Study co-author Chunyu Wang is a professor of Biological Sciences at Rensselaer Polytechnic Institute.
“Both p53 and EGCG molecules are extremely interesting. Mutations in p53 are found in over 50% of human cancer, while EGCG is the major antioxidant in green tea, a popular beverage worldwide,” said Professor Wang.
“Now we find that there is a previously unknown, direct interaction between the two, which points to a new path for developing anti-cancer drugs. Our work helps to explain how EGCG is able to boost p53’s anti-cancer activity, opening the door to developing drugs with EGCG-like compounds.”
Professor Wang is an expert in using nuclear magnetic resonance spectroscopy to study specific mechanisms in Alzheimer’s disease and cancer. He describes p53 as “arguably the most important protein in human cancer.”
The protein is responsible for multiple anti-cancer functions, such as inhibiting cell growth to allow for DNA repair, activating DNA repair, and initiating programmed cell death when DNA damage cannot be repaired.

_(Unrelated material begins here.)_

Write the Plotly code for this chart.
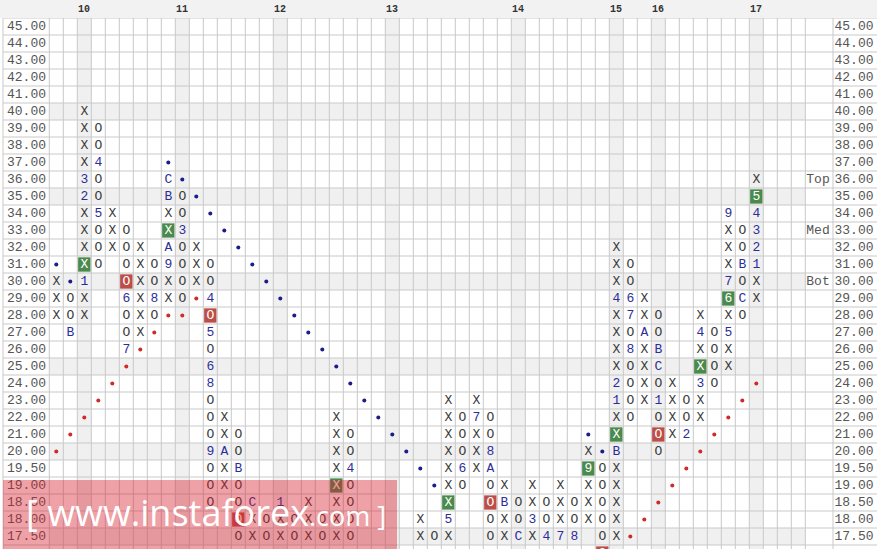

After being produced in the body, p53 is quickly degraded. This cycle of production and degradation keeps p53 at low levels. However, in the new study, the experts have made the breakthrough discovery that interaction with EGCG prevents p53 from degrading.
“Both EGCG and MDM2 bind at the same place on p53, the N-terminal domain, so EGCG competes with MDM2,” explained Professor Wang. “When EGCG binds with p53, the protein is not being degraded through MDM2, so the level of p53 will increase with the direct interaction with EGCG, and that means there is more p53 for anti-cancer function. This is a very important interaction.”
The fact that EGCG directly disrupts the binding of p53 to its regulator MDM2 means that the green tea compound may serve as the basis for future treatments to promote the death of cancerous cells and prevent the spread of cancer.
The study is published in the journal Nature Communications.